▶ DATASET RECORDS:
══════════

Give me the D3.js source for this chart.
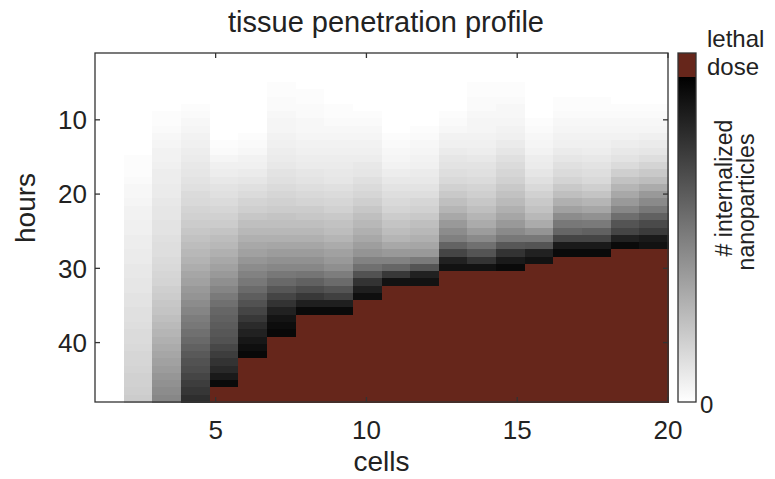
<!DOCTYPE html>
<html>
<head>
<meta charset="utf-8">
<script src="https://cdn.jsdelivr.net/npm/d3@7"></script>
<style>
    body { margin: 0; background: #fff; }
    svg text { font-family: "Liberation Sans", Arial, Helvetica, sans-serif; fill: #222; }
    .axis-label { font-size: 28px; }
    .tick-label { font-size: 26px; }
    .chart-title { font-size: 29px; }
    .cbar-label { font-size: 24px; }
    .cbar-title { font-size: 23px; }
</style>
</head>
<body>
<script>
// Chart values
const cells = d3.range(1, 21);
const hours = d3.range(1, 49);
const xTicks = [5, 10, 15, 20];
const yTicks = [10, 20, 30, 40];
const lethal = 100;

// internalized nanoparticles per cell (row) and hour (column), as % of the lethal dose
const uptake = [
    [0,0,0,0,0,0,0,0,0,0,0,0,0,0,0,0,0,0,0,0,0,0,0,0,0,0,0,0,0,0,0,0,0,0,0,0,0,0,0,0,0,0,0,0,0,0,0,0],
    [0,0,0,0,0,0,0,0,0,0,0,0,0,0,1,1,1,2,3,3,4,5,5,6,6,7,7,8,8,9,9,10,10,11,11,12,12,13,14,14,15,16,16,17,18,18,19,20],
    [0,0,0,0,0,0,0,0,1,1,2,3,4,5,5,6,7,7,8,8,9,10,10,11,11,12,13,13,14,15,16,17,19,20,22,23,25,27,29,31,33,35,37,39,41,43,45,47],
    [0,0,0,0,0,0,0,1,2,3,4,5,6,7,8,9,10,11,12,14,15,17,18,20,22,24,26,28,30,32,35,37,40,42,45,48,51,53,56,59,62,65,68,70,73,76,79,82],
    [0,0,0,0,0,0,0,0,0,0,0,0,1,2,4,6,7,9,11,12,14,16,18,20,23,26,28,31,34,37,40,44,48,52,56,60,62,64,66,68,72,76,80,84,90,96,100,100],
    [0,0,0,0,0,0,0,0,0,0,0,1,2,3,5,6,8,10,12,14,17,19,22,25,28,31,34,37,41,45,49,53,58,63,68,73,78,83,87,91,94,97,100,100,100,100,100,100],
    [0,0,0,0,1,1,2,2,3,4,4,5,6,7,8,9,11,12,14,16,18,20,23,25,28,31,35,39,43,47,53,59,66,73,80,87,92,95,97,100,100,100,100,100,100,100,100,100],
    [0,0,0,0,0,1,1,2,2,3,3,4,5,6,7,8,10,11,13,15,17,20,22,25,28,31,35,39,43,47,54,62,70,78,88,96,100,100,100,100,100,100,100,100,100,100,100,100],
    [0,0,0,0,0,0,0,1,1,2,3,4,5,6,7,8,9,10,12,14,16,18,21,24,26,29,33,37,40,44,51,58,67,75,88,96,100,100,100,100,100,100,100,100,100,100,100,100],
    [0,0,0,0,0,0,0,0,1,2,3,4,5,6,7,9,10,12,14,16,19,22,25,28,31,34,38,42,49,56,68,80,88,94,100,100,100,100,100,100,100,100,100,100,100,100,100,100],
    [0,0,0,0,0,0,0,0,0,0,0,1,2,3,4,5,7,9,11,13,15,17,20,23,26,29,34,40,49,60,78,93,100,100,100,100,100,100,100,100,100,100,100,100,100,100,100,100],
    [0,0,0,0,0,0,0,0,0,0,1,2,3,4,5,6,8,9,11,13,16,18,21,25,28,31,35,40,52,67,87,93,100,100,100,100,100,100,100,100,100,100,100,100,100,100,100,100],
    [0,0,0,0,0,0,0,0,1,2,3,5,6,8,10,11,13,15,18,21,25,29,34,40,45,50,61,73,87,93,100,100,100,100,100,100,100,100,100,100,100,100,100,100,100,100,100,100],
    [0,0,0,0,1,1,2,2,3,4,4,5,6,7,9,11,12,14,17,19,22,25,29,33,39,46,56,67,80,93,100,100,100,100,100,100,100,100,100,100,100,100,100,100,100,100,100,100],
    [0,0,0,0,1,1,2,3,3,4,5,6,8,10,12,14,16,18,21,24,27,31,35,40,46,53,66,80,90,96,100,100,100,100,100,100,100,100,100,100,100,100,100,100,100,100,100,100],
    [0,0,0,0,0,0,0,0,0,1,2,3,4,5,7,8,10,12,15,18,21,24,28,33,42,53,67,87,93,100,100,100,100,100,100,100,100,100,100,100,100,100,100,100,100,100,100,100],
    [0,0,0,0,0,0,1,1,2,3,4,5,6,8,10,12,14,17,21,25,31,37,45,53,60,73,90,96,100,100,100,100,100,100,100,100,100,100,100,100,100,100,100,100,100,100,100,100],
    [0,0,0,0,0,0,1,1,2,3,4,5,6,7,9,11,13,15,19,23,29,35,43,52,62,73,90,96,100,100,100,100,100,100,100,100,100,100,100,100,100,100,100,100,100,100,100,100],
    [0,0,0,0,0,0,0,1,2,3,4,5,7,9,11,14,19,24,29,34,40,47,57,67,73,87,96,100,100,100,100,100,100,100,100,100,100,100,100,100,100,100,100,100,100,100,100,100],
    [0,0,0,0,0,0,0,1,2,3,4,6,8,10,13,17,21,26,33,40,46,53,62,71,77,90,93,100,100,100,100,100,100,100,100,100,100,100,100,100,100,100,100,100,100,100,100,100]
];

// Set chart dimensions
const width = 775;
const height = 479;
const margin = { top: 53, right: 107, bottom: 77, left: 95 };
const lethalColor = "#66261b";

const svg = d3.select("body")
    .append("svg")
    .attr("width", width)
    .attr("height", height);

// Axis scales (the axis runs from the first to the last cell / hour)
const xScale = d3.scaleLinear()
    .domain([1, 20])
    .range([margin.left, width - margin.right]);

const yScale = d3.scaleLinear()
    .domain([1, 48])
    .range([margin.top, height - margin.bottom]);

// The image fills the whole box, one band per cell / hour
const xBand = d3.scaleBand()
    .domain(cells)
    .range(xScale.range());

const yBand = d3.scaleBand()
    .domain(hours)
    .range(yScale.range());

const grayScale = d3.scaleLinear()
    .domain([0, lethal])
    .range(["#ffffff", "#000000"]);

const fillFor = v => v >= lethal ? lethalColor : grayScale(v);

// Flatten the grid
const grid = [];
cells.forEach((c, i) => {
    hours.forEach((h, j) => {
        grid.push({ cell: c, hour: h, value: uptake[i][j] });
    });
});

// Draw the heatmap
svg.append("g")
    .selectAll("rect")
    .data(grid)
    .join("rect")
    .attr("x", d => xBand(d.cell))
    .attr("y", d => yBand(d.hour))
    .attr("width", xBand.bandwidth() + 0.5)
    .attr("height", yBand.bandwidth() + 0.5)
    .attr("fill", d => fillFor(d.value))
    .attr("shape-rendering", "crispEdges");

// Box with inward ticks on every side
const boxColor = "#333";
const tickLen = 5;

const frame = svg.append("g")
    .attr("stroke", boxColor)
    .attr("stroke-width", 1.3)
    .attr("fill", "none");

frame.append("rect")
    .attr("x", xScale(1))
    .attr("y", yScale(1))
    .attr("width", xScale(20) - xScale(1))
    .attr("height", yScale(48) - yScale(1));

xTicks.forEach(t => {
    frame.append("line")
        .attr("x1", xScale(t)).attr("x2", xScale(t))
        .attr("y1", yScale(48)).attr("y2", yScale(48) - tickLen);
    frame.append("line")
        .attr("x1", xScale(t)).attr("x2", xScale(t))
        .attr("y1", yScale(1)).attr("y2", yScale(1) + tickLen);
});

yTicks.forEach(t => {
    frame.append("line")
        .attr("x1", xScale(1)).attr("x2", xScale(1) + tickLen)
        .attr("y1", yScale(t)).attr("y2", yScale(t));
    frame.append("line")
        .attr("x1", xScale(20)).attr("x2", xScale(20) - tickLen)
        .attr("y1", yScale(t)).attr("y2", yScale(t));
});

// Tick labels
svg.append("g")
    .selectAll("text")
    .data(xTicks)
    .join("text")
    .attr("class", "tick-label")
    .attr("x", d => xScale(d))
    .attr("y", yScale(48) + 37)
    .attr("text-anchor", "middle")
    .text(d => d);

svg.append("g")
    .selectAll("text")
    .data(yTicks)
    .join("text")
    .attr("class", "tick-label")
    .attr("x", xScale(1) - 8)
    .attr("y", d => yScale(d))
    .attr("dy", "0.36em")
    .attr("text-anchor", "end")
    .text(d => d);

// Title and axis labels
svg.append("text")
    .attr("class", "chart-title")
    .attr("x", 386)
    .attr("y", 32)
    .attr("text-anchor", "middle")
    .text("tissue penetration profile");

svg.append("text")
    .attr("class", "axis-label")
    .attr("x", (xScale(1) + xScale(20)) / 2)
    .attr("y", 471)
    .attr("text-anchor", "middle")
    .text("cells");

svg.append("text")
    .attr("class", "axis-label")
    .attr("transform", "rotate(-90)")
    .attr("x", -208)
    .attr("y", 35)
    .attr("text-anchor", "middle")
    .text("hours");

// Colorbar
const cbar = { x: 678, w: 18, top: 53, bottom: 402, lethalBottom: 77 };

const defs = svg.append("defs");
const grad = defs.append("linearGradient")
    .attr("id", "cbar-grad")
    .attr("x1", 0).attr("y1", 1)
    .attr("x2", 0).attr("y2", 0);
grad.append("stop").attr("offset", "0%").attr("stop-color", grayScale(0));
grad.append("stop").attr("offset", "100%").attr("stop-color", grayScale(lethal));

svg.append("rect")
    .attr("x", cbar.x)
    .attr("y", cbar.lethalBottom)
    .attr("width", cbar.w)
    .attr("height", cbar.bottom - cbar.lethalBottom)
    .attr("fill", "url(#cbar-grad)");

svg.append("rect")
    .attr("x", cbar.x)
    .attr("y", cbar.top)
    .attr("width", cbar.w)
    .attr("height", cbar.lethalBottom - cbar.top)
    .attr("fill", lethalColor);

svg.append("rect")
    .attr("x", cbar.x)
    .attr("y", cbar.top)
    .attr("width", cbar.w)
    .attr("height", cbar.bottom - cbar.top)
    .attr("fill", "none")
    .attr("stroke", boxColor)
    .attr("stroke-width", 1.3);

svg.append("text")
    .attr("class", "cbar-label")
    .attr("x", cbar.x + cbar.w + 4)
    .attr("y", cbar.bottom + 2)
    .attr("dy", "0.36em")
    .text("0");

svg.append("text")
    .attr("class", "cbar-label")
    .attr("x", 707)
    .attr("y", 47)
    .text("lethal");

svg.append("text")
    .attr("class", "cbar-label")
    .attr("x", 707)
    .attr("y", 75)
    .text("dose");

svg.append("text")
    .attr("class", "cbar-title")
    .attr("transform", "rotate(-90)")
    .attr("x", -188)
    .attr("y", 732)
    .attr("text-anchor", "middle")
    .text("# internalized");

svg.append("text")
    .attr("class", "cbar-title")
    .attr("transform", "rotate(-90)")
    .attr("x", -202)
    .attr("y", 754)
    .attr("text-anchor", "middle")
    .text("nanoparticles");
</script>
</body>
</html>
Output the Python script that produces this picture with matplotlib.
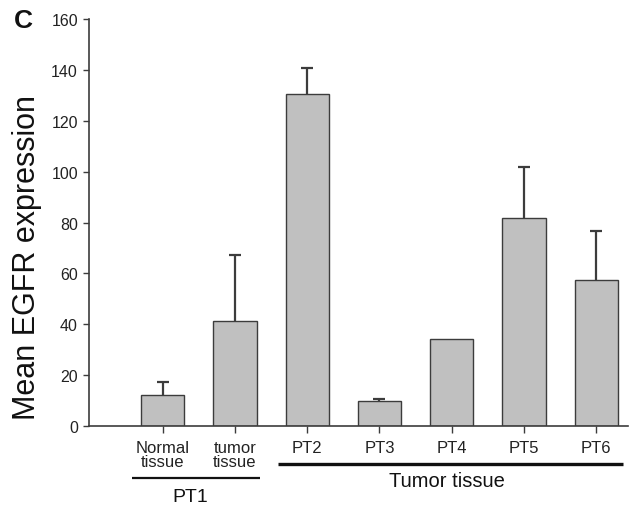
import matplotlib
matplotlib.use("Agg")
import matplotlib.pyplot as plt
import numpy as np

plt.rcParams['font.family'] = ['Liberation Sans', 'DejaVu Sans']

categories = ["Normal\ntissue", "tumor\ntissue", "PT2", "PT3", "PT4", "PT5", "PT6"]
means = [12.3, 41.2, 130.6, 9.8, 34.2, 81.8, 57.4]
err_upper = [5.0, 26.1, 10.1, 0.9, None, 20.2, 19.1]
yticks = [0, 20, 40, 60, 80, 100, 120, 140, 160]

fig = plt.figure(figsize=(6.3, 5.06), dpi=100)
ax = fig.add_axes([89/630, 79/506, 539/630, 407/506])

x = np.arange(1, len(categories) + 1)
ax.bar(x, means, width=0.6, color="#c0c0c0", edgecolor="#3c3c3c", linewidth=1.0, zorder=2)

ex = [xi for xi, e in zip(x, err_upper) if e is not None]
ey = [m for m, e in zip(means, err_upper) if e is not None]
ee = [e for e in err_upper if e is not None]
_, caps, _ = ax.errorbar(ex, ey, yerr=[np.zeros(len(ee)), ee], fmt="none", ecolor="#3c3c3c",
                         elinewidth=1.6, capsize=4.5, capthick=1.6, zorder=1)
caps[0].set_visible(False)

ax.set_xlim(-0.02, 7.44)
ax.set_ylim(0, 160)
ax.set_yticks(yticks)
ax.set_xticks(x)
ax.set_xticklabels(categories, fontsize=12, color="#222222", linespacing=0.95)
ax.tick_params(axis="y", labelsize=11.5, direction="out", length=4, width=1, colors="#3c3c3c", labelcolor="#222222", pad=4)
ax.tick_params(axis="x", direction="out", length=5, width=1, colors="#3c3c3c", labelcolor="#222222", pad=5)
for s in ["top", "right"]:
    ax.spines[s].set_visible(False)
for s in ["left", "bottom"]:
    ax.spines[s].set_color("#3c3c3c")
    ax.spines[s].set_linewidth(1.2)

trans = ax.get_xaxis_transform()
# group lines
ax.plot([0.57, 2.35], [-0.1278, -0.1278], transform=trans, color="#111111", lw=1.6, clip_on=False, solid_capstyle="butt")
ax.plot([2.6, 7.37], [-0.0934, -0.0934], transform=trans, color="#111111", lw=2.4, clip_on=False, solid_capstyle="butt")
ax.text(1.38, -0.172, "PT1", transform=trans, ha="center", va="center", fontsize=14, color="#111111")
ax.text(4.93, -0.135, "Tumor tissue", transform=trans, ha="center", va="center", fontsize=14.5, color="#111111")

fig.text(27/630, 1 - 258/506, "Mean EGFR expression", rotation=90, ha="center", va="center", fontsize=22, color="#111111")
fig.text(23/630, 1 - 21/506, "C", ha="center", va="center", fontsize=19, fontweight="bold", color="#111111")

fig.savefig("out.png", dpi=100)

══════════

▶ SHORT EXERCISE: Do not copy any pictures. Retype exactly the stretch from the line with "Output the Python" through the line with "ax.spines[s].set_linewidth(1.2)".

▶ FINISHED ANSWER:
Output the Python script that produces this picture with matplotlib.
import matplotlib
matplotlib.use("Agg")
import matplotlib.pyplot as plt
import numpy as np

plt.rcParams['font.family'] = ['Liberation Sans', 'DejaVu Sans']

categories = ["Normal\ntissue", "tumor\ntissue", "PT2", "PT3", "PT4", "PT5", "PT6"]
means = [12.3, 41.2, 130.6, 9.8, 34.2, 81.8, 57.4]
err_upper = [5.0, 26.1, 10.1, 0.9, None, 20.2, 19.1]
yticks = [0, 20, 40, 60, 80, 100, 120, 140, 160]

fig = plt.figure(figsize=(6.3, 5.06), dpi=100)
ax = fig.add_axes([89/630, 79/506, 539/630, 407/506])

x = np.arange(1, len(categories) + 1)
ax.bar(x, means, width=0.6, color="#c0c0c0", edgecolor="#3c3c3c", linewidth=1.0, zorder=2)

ex = [xi for xi, e in zip(x, err_upper) if e is not None]
ey = [m for m, e in zip(means, err_upper) if e is not None]
ee = [e for e in err_upper if e is not None]
_, caps, _ = ax.errorbar(ex, ey, yerr=[np.zeros(len(ee)), ee], fmt="none", ecolor="#3c3c3c",
                         elinewidth=1.6, capsize=4.5, capthick=1.6, zorder=1)
caps[0].set_visible(False)

ax.set_xlim(-0.02, 7.44)
ax.set_ylim(0, 160)
ax.set_yticks(yticks)
ax.set_xticks(x)
ax.set_xticklabels(categories, fontsize=12, color="#222222", linespacing=0.95)
ax.tick_params(axis="y", labelsize=11.5, direction="out", length=4, width=1, colors="#3c3c3c", labelcolor="#222222", pad=4)
ax.tick_params(axis="x", direction="out", length=5, width=1, colors="#3c3c3c", labelcolor="#222222", pad=5)
for s in ["top", "right"]:
    ax.spines[s].set_visible(False)
for s in ["left", "bottom"]:
    ax.spines[s].set_color("#3c3c3c")
    ax.spines[s].set_linewidth(1.2)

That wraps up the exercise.